Following an increase in the Overnight Policy Rate (OPR) to 3.23%, a proposal to reduce housing loan interest across banks nationwide will be presented to the Cabinet soon.
As an increase in OPR rates could hike up monthly installments for home buyers, Deputy Prime Minister Datuk Seri Ahmad Zahid Hamidi said a proposal tabled by the National Housing Department aims to ease the financial burden for housing loan applications.
However, he said the proposal required the approval of the cabinet and BNM before it could be set in motion.
“Once the Cabinet provides the green light to the proposal, BNM is expected to meet representatives of commercial banks for further discussion and finalisation.
“One of the reasons why many housing units remain unsold is not just due to the glut but the inability of the people to secure proper financing with the banks,” he said.

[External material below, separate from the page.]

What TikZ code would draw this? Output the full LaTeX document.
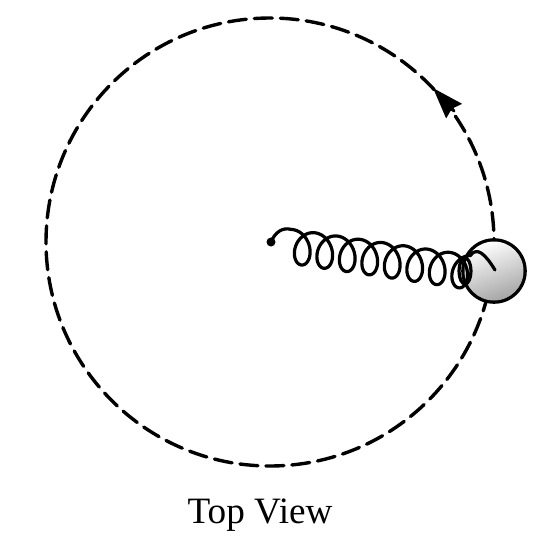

Zahid was chairing the High-Level Committee (HLC) on Housing at the Prime Minister’s Office.
Furthermore, the OPR floor and ceiling rates have surged to 3% and 3.50% respectively, while lending rates could also rise by 0.25%
He also stated 13,605 (65.17%) homes priced between RM250,000 and RM500,000 were unable to be sold, while research showed Malaysia ranked in the middle in terms of housing loan interest rates.
“I hope that a competitive interest rate for housing loans can be implemented and complied by all commercial banks to reduce the burden of house buyers.
“BNM has the authority to compel them under its Banking and Financial Institutions Act 1989. However, the final decision on the matter lies with the Federal Government and the Prime Minister,” he added.
Zahid also said that Rent-To-Own schemes and the National Public Housing Management Board (3P) are options available for those who fail to obtain a housing loan.
Meanwhile, the government will also review the freeze on the development of luxury properties worth more than RM1million, after a consensus was met due to minimal data on the country’s housing situation.
Last year on November 19, Second Finance Minister Datuk Seri Johari Abdul Ghani had announced the Cabinet’s decision to temporarily freeze the construction of expensive condominiums and commercial premises to counterbalance the supply and demand of real estate in the country.
The decision was made after a BNM report revealed an overflow of high-end projects, which stripped the market demand for affordable homes. It was uncovered that in the first quarter of 2017, there were 130,690 unsold residential property units with 83% priced above RM250,000.